Pág. 47 – Onde é que eu já ouvi falar deste modo? A diferença está em que então, os Estados islâmicos se devem ter entretido a erigir «elefantes brancos» enquanto que hoje o recurso a capitais alheios é sobretudo para cobrir défices excessivos das contas públicas.
Os wahabitas defendem como dogma o poder infinito de Deus, a predestinação, a obediência cega aos chefes da comunidade e ao poder legal (mesmo que este seja imoral e ímpio) e rejeitam toda e qualquer interferência da razão humana na interpretação e consideração da fé.
Pág. 106 – A renúncia à liberdade de opinião teológica e cívica só a posso equiparar ao fascismo.
Educado numa cultura de força, bin Laden desprezava os fracos e via os EUA como uma nação fraca corrompida pelo materialismo e pela luxúria.

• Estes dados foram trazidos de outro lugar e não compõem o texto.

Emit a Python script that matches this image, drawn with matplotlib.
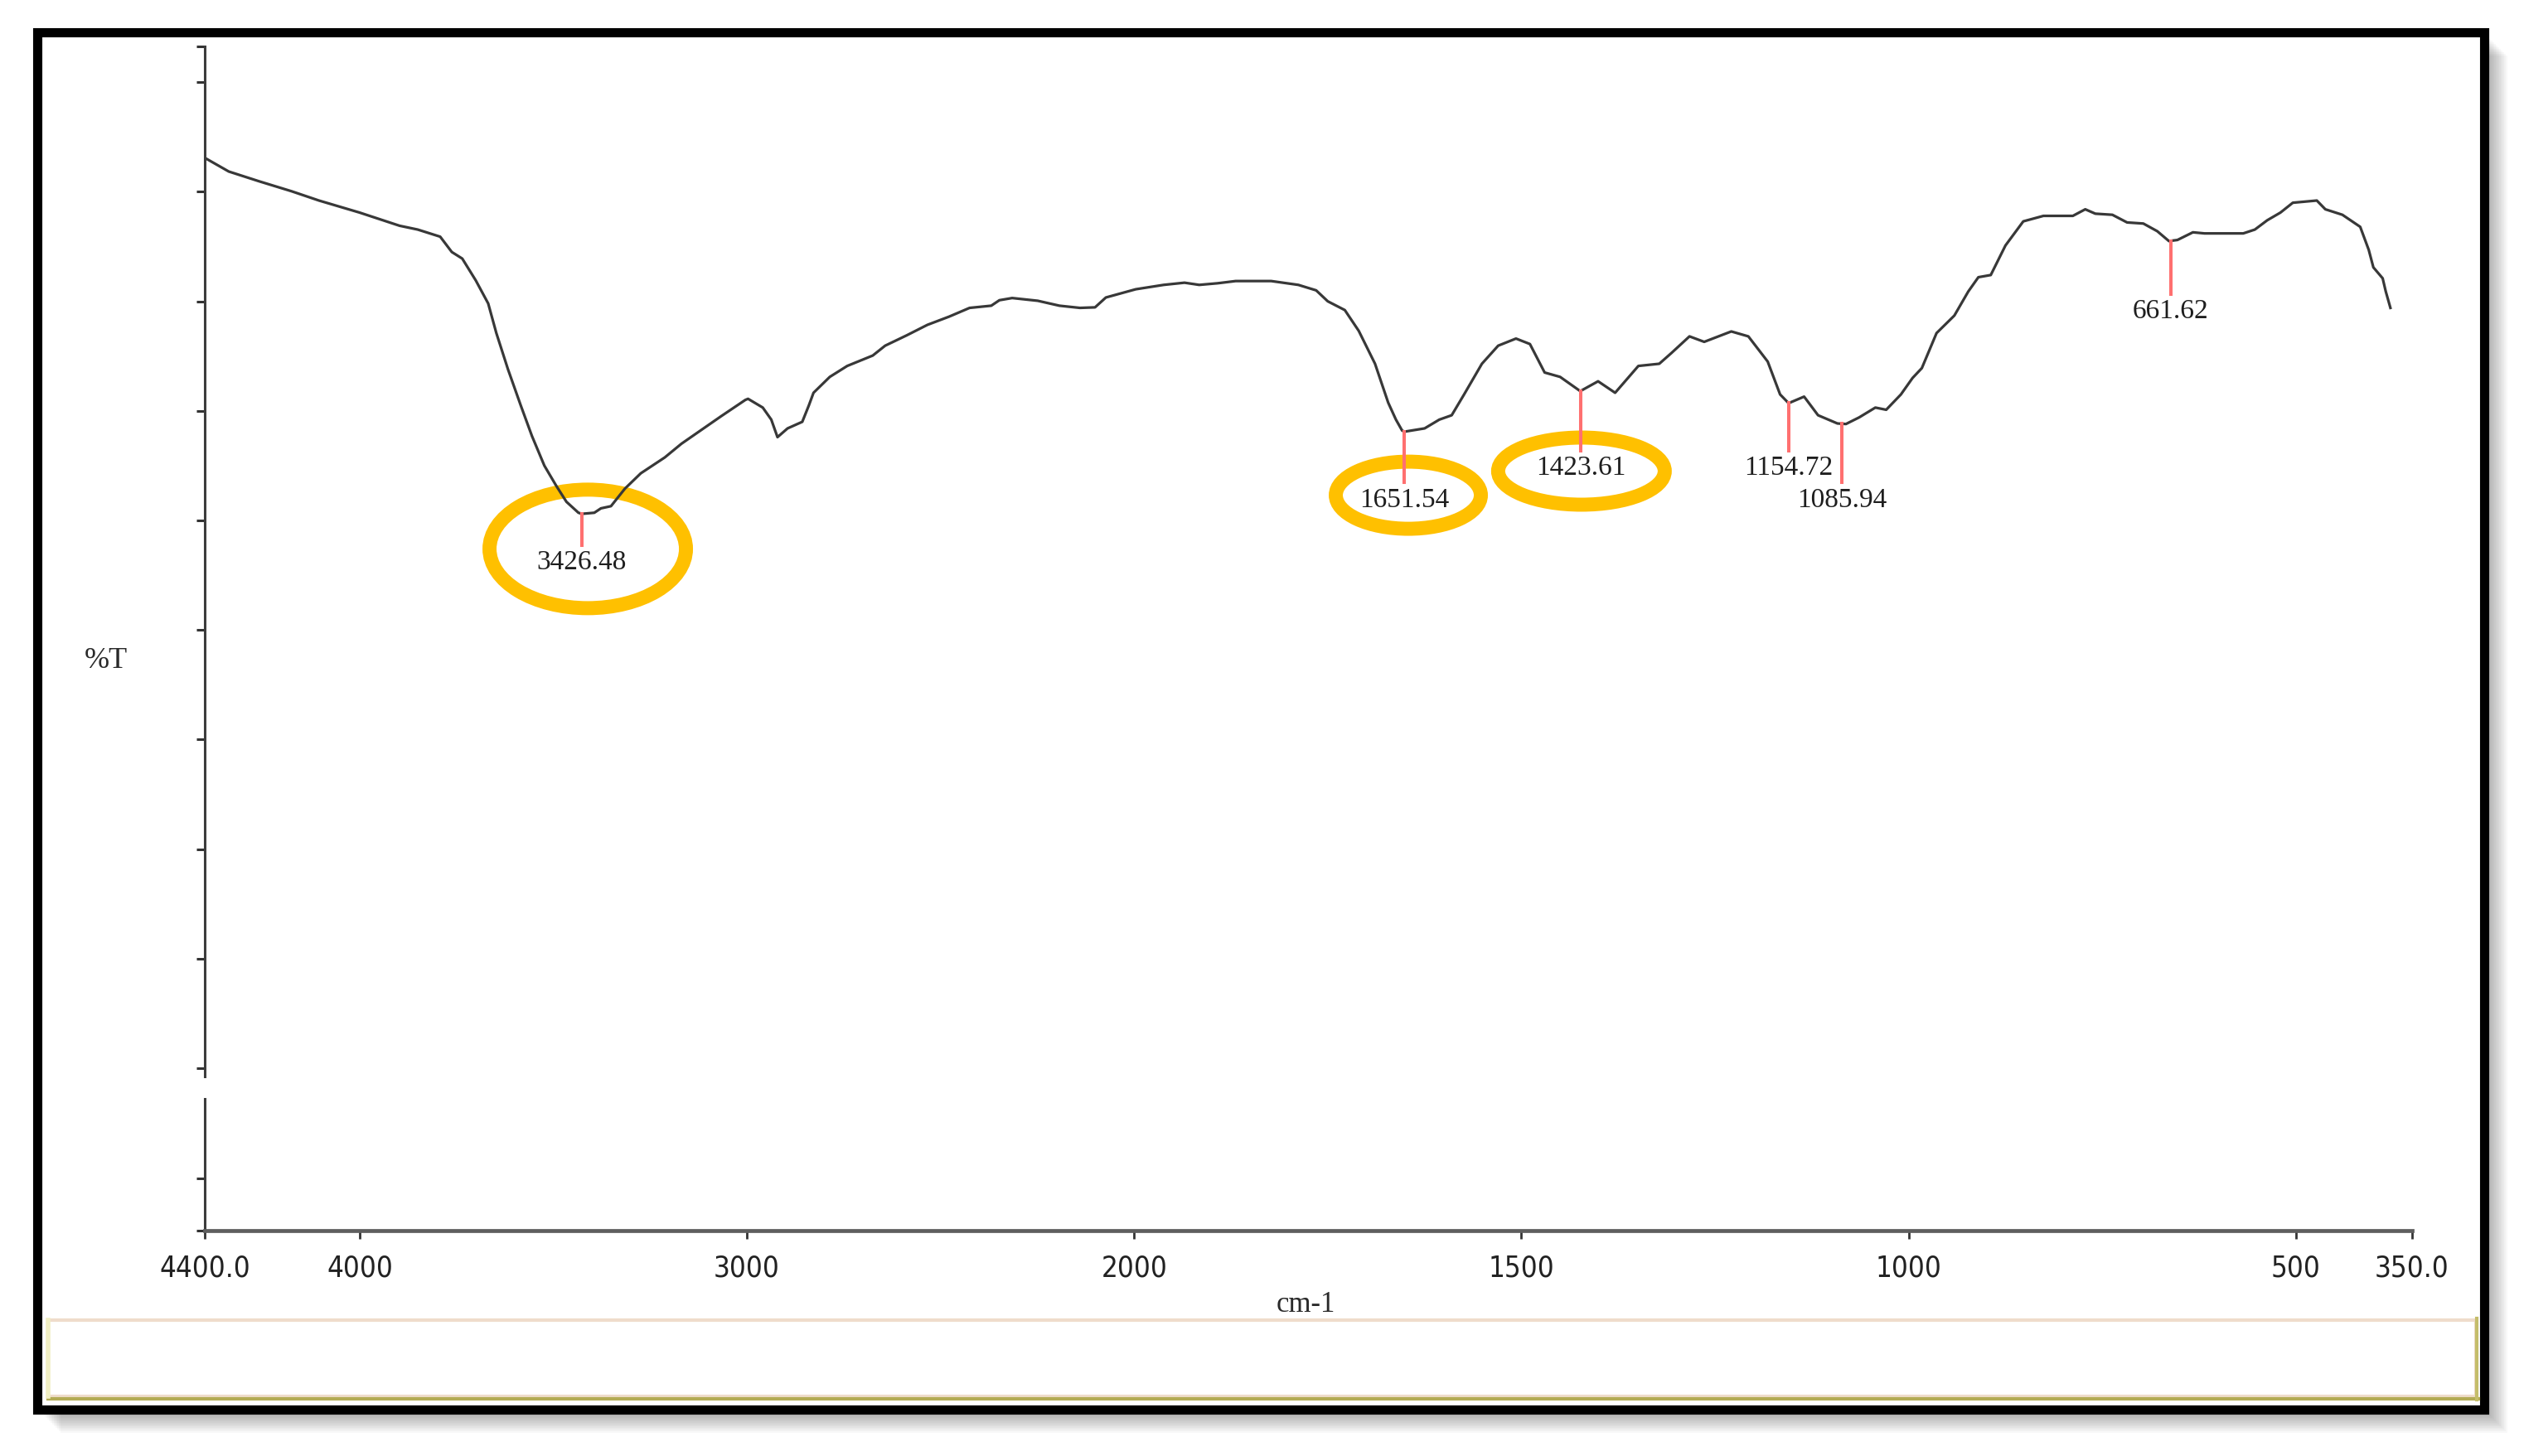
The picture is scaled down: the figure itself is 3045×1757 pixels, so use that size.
import numpy as np
import matplotlib.pyplot as plt
from matplotlib.patches import Rectangle, Ellipse
import matplotlib.transforms as mtransforms

# espectro FTIR: numero de onda (cm-1) y %T
numero_onda = [4400, 4338, 4259, 4176, 4105, 4000, 3897, 3850, 3792, 3762,
               3735, 3700, 3668, 3647, 3617, 3584, 3555, 3523, 3493, 3466,
               3435, 3426, 3394, 3377, 3351, 3315, 3274, 3212, 3169, 3118,
               3067, 3004, 2997, 2959, 2937, 2921, 2895, 2857, 2840, 2828,
               2786, 2741, 2675, 2643, 2587, 2534, 2478, 2425, 2369, 2348,
               2315, 2249, 2193, 2140, 2101, 2073, 1998, 1962, 1935, 1916,
               1892, 1869, 1823, 1788, 1765, 1750, 1728, 1710, 1689, 1672,
               1662, 1654, 1651, 1625, 1606, 1590, 1574, 1551, 1530, 1507,
               1489, 1470, 1450, 1424, 1401, 1379, 1349, 1322, 1306, 1283,
               1264, 1229, 1207, 1182, 1166, 1155, 1135, 1117, 1092, 1081,
               1064, 1043, 1029, 1010, 995, 983, 964, 941, 923, 910,
               894, 875, 852, 826, 788, 772, 759, 737, 718, 697,
               679, 664, 653, 633, 618, 568, 553, 537, 520, 504,
               473, 462, 440, 417, 406, 400, 388, 384, 378]
transmitancia = [83.1, 81.85, 80.95, 80.05, 79.2, 78.1, 76.9, 76.55, 75.9, 74.5,
                 73.9, 71.9, 69.8, 67.1, 63.8, 60.5, 57.7, 55.0, 53.2, 51.7,
                 50.7, 50.6, 50.7, 51.1, 51.3, 52.9, 54.3, 55.75, 57.0, 58.25,
                 59.5, 61.0, 61.1, 60.3, 59.2, 57.6, 58.4, 59.0, 60.5, 61.65,
                 63.1, 64.1, 65.05, 65.95, 66.9, 67.85, 68.6, 69.4, 69.6, 70.1,
                 70.3, 70.05, 69.6, 69.4, 69.45, 70.35, 71.1, 71.5, 71.7, 71.5,
                 71.65, 71.85, 71.85, 71.5, 71.0, 70.0, 69.2, 67.3, 64.3, 60.75,
                 59.2, 58.2, 58.1, 58.4, 59.2, 59.6, 61.5, 64.3, 65.95, 66.6,
                 66.1, 63.5, 63.1, 61.8, 62.7, 61.65, 64.1, 64.3, 65.3, 66.8,
                 66.3, 67.25, 66.8, 64.5, 61.5, 60.7, 61.3, 59.6, 58.85, 58.8,
                 59.4, 60.3, 60.1, 61.5, 63.0, 63.9, 67.1, 68.7, 70.9, 72.2,
                 72.4, 75.1, 77.3, 77.8, 77.8, 78.4, 78.0, 77.9, 77.2, 77.1,
                 76.4, 75.5, 75.6, 76.3, 76.2, 76.2, 76.55, 77.4, 78.1, 79.0,
                 79.2, 78.4, 77.9, 76.8, 74.7, 73.1, 72.1, 70.9, 69.4]

# picos marcados y altura (linea base) de su etiqueta
picos = [3426.48, 1651.54, 1423.61, 1154.72, 1085.94, 661.62]
base_etiqueta = [45.6, 51.3, 54.2, 54.2, 51.3, 68.5]

# picos encerrados con circulo naranja (centro en datos, tamano en pixeles)
circulos_centro = [(3411, 47.4), (1646, 52.3), (1422.5, 54.5)]
circulos_tamano = [(237, 143), (175, 81), (201, 81)]

xticks = [4400, 4000, 3000, 2000, 1500, 1000, 500, 350]
xtick_labels = ['4400.0', '4000', '3000', '2000', '1500', '1000', '500', '350.0']
yticks = [93.27, 90, 80, 70, 60, 50, 40, 30, 20, 10, 0, -10.06, -14.83]

W, H = 3045, 1758
fig = plt.figure(figsize=(W / 100, H / 100), dpi=100)
fig.patch.set_facecolor('white')


def px(x, y):
    # pixeles de la imagen -> fraccion de figura
    return x / W, 1 - y / H


# sombra y marco negro
for k in range(2, 30, 2):
    x0, y0 = px(45 + k, 1702 + k)
    fig.patches.append(Rectangle((x0, y0), (2997 - 45) / W, (1702 - 40) / H,
                                 transform=fig.transFigure, facecolor='black',
                                 edgecolor='none', alpha=0.028, zorder=-3))
x0, y0 = px(45, 1702)
fig.patches.append(Rectangle((x0, y0), (2997 - 45) / W, (1702 - 40) / H,
                             transform=fig.transFigure, facecolor='white',
                             edgecolor='black', linewidth=8, zorder=-2))

# caja inferior vacia
x0, y0 = px(58, 1686)
fig.patches.append(Rectangle((x0, y0), (2987 - 58) / W, (1686 - 1594) / H,
                             transform=fig.transFigure, facecolor='white',
                             edgecolor='#efdccb', linewidth=3, zorder=-1))
fig.add_artist(plt.Line2D([58 / W, 2990 / W], [1 - 1689 / H, 1 - 1689 / H],
                          transform=fig.transFigure, color='#b3ac55', linewidth=3))
fig.add_artist(plt.Line2D([2988 / W, 2988 / W], [1 - 1592 / H, 1 - 1690 / H],
                          transform=fig.transFigure, color='#c4bd6a', linewidth=3))
fig.add_artist(plt.Line2D([58 / W, 58 / W], [1 - 1594 / H, 1 - 1686 / H],
                          transform=fig.transFigure, color='#f1efc4', linewidth=4))

ax = fig.add_axes([247 / W, (H - 1486) / H, (2910 - 247) / W, (1486 - 57) / H])
ax.set_zorder(2)
ax.patch.set_visible(False)


# eje x con cambio de escala en 2000 cm-1
def adelante(x):
    x = np.asarray(x, dtype=float)
    return np.where(x > 2000, 2000 + (x - 2000) / 2, x)


def atras(u):
    u = np.asarray(u, dtype=float)
    return np.where(u > 2000, 2000 + (u - 2000) * 2, u)


ax.set_xscale('function', functions=(adelante, atras))
ax.set_xlim(4400, 350)
ax.set_ylim(-14.83, 93.27)

ax.plot(numero_onda, transmitancia, color='#383838', linewidth=2.3)

# lineas rojas y etiquetas de los picos
wn_asc = np.array(numero_onda)[::-1]
t_asc = np.array(transmitancia)[::-1]
for pico, base in zip(picos, base_etiqueta):
    tope = np.interp(pico, wn_asc, t_asc)
    ax.plot([pico, pico], [tope, base + 2.15], color='#ff7070', linewidth=2.9)
    ax.text(pico, base, f'{pico:.2f}', ha='center', va='baseline',
            family='Liberation Serif', fontsize=24, color='#1e1e1e')

for (cx, cy), (ew, eh) in zip(circulos_centro, circulos_tamano):
    tr = mtransforms.ScaledTranslation(cx, cy, ax.transData)
    ax.add_patch(Ellipse((0, 0), ew, eh, transform=tr, facecolor='none',
                         edgecolor='#ffc000', linewidth=12.2, clip_on=False))

# ejes
for lado in ['top', 'right']:
    ax.spines[lado].set_visible(False)
ax.spines['left'].set_bounds(-0.76, 93.27)
ax.spines['left'].set_color('#3c3c3c')
ax.spines['left'].set_linewidth(2.2)
ax.spines['bottom'].set_color('#5e5e5e')
ax.spines['bottom'].set_linewidth(3.4)
ax.plot([0, 0], [-14.83, -2.8], transform=ax.get_yaxis_transform(),
        color='#3c3c3c', linewidth=2.2, clip_on=False)

ax.set_xticks(xticks, labels=xtick_labels)
ax.minorticks_off()
ax.set_yticks(yticks, labels=[])
ax.tick_params(axis='x', direction='out', length=7, width=2, color='#333333',
               pad=13, labelsize=25, labelcolor='#222222')
ax.tick_params(axis='y', direction='out', length=7, width=2.2, color='#333333')
for lab in ax.get_xticklabels():
    lab.set_family('DejaVu Sans')
    lab.set_fontstretch('condensed')

fig.text(128 / W, 1 - 806 / H, '%T', ha='center', va='baseline',
         family='Liberation Serif', fontsize=26, color='#2a2a2a')
fig.text(1575 / W, 1 - 1583 / H, 'cm-1', ha='center', va='baseline',
         family='Liberation Serif', fontsize=25, color='#2a2a2a')

fig.savefig('out.png', dpi=100)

Pág. 139 – Na minha opinião, esta é uma apreciação boçal.
O Islão (...) não conheceu, não conhece nem talvez venha a conhecer o seu tempo de separação entre o que é de César e o que é de Deus.
Pág. 183 – Eu costumo dizer que ao mundo islâmico falta uma «Revolução Francesa».
Gilles Lipovetsky caracteriza esta nova era como a da pós-modernidade, (...) uma segunda revolução individualista, marcada pelo desaparecimento dos «ideais sacrificiais» e pelo advento de uma ética «indolor e circunstancial, plural e emocional».
Pág. 288 – Como eu próprio já afirmei, a ética contemporânea da felicidade é apenas consumista pretendendo optimizar as potencialidades do mercado que se deseja cada vez mais amplo, global. In http://abemdanacao.blogs.sapo.pt/o-ser-pelo-ter-1216587
Os jovens muçulmanos, perdidos e marginalizados na Europa cristã – ou pós-cristã – atirados para a periferia suburbana dos pequenos empregos, dos pequenos gangues e dos pequenos prazeres, desintegrados das suas raízes originais e de lugares que os não acolhem plenamente, encontram bruscamente a aventura, o risco, a suposta identidade e a glória nas bandeiras negras do Profeta (...). Por isso partem para a nova terra prometida ou ficam na Europa, mas disponíveis para matar os sacrílegos do «Charlie Hebdo» (...)
Pág. 300 – Bela síntese.
Nas caricaturas do «Charlie» havia uma clara intenção de agredir, de ofender, de chocar (...)
Pág. 323 – Eis por que nos dias seguintes me distanciei da emoção francesa e afirmei que «je ne suis pas Charlie». E houve quem cortasse relações comigo.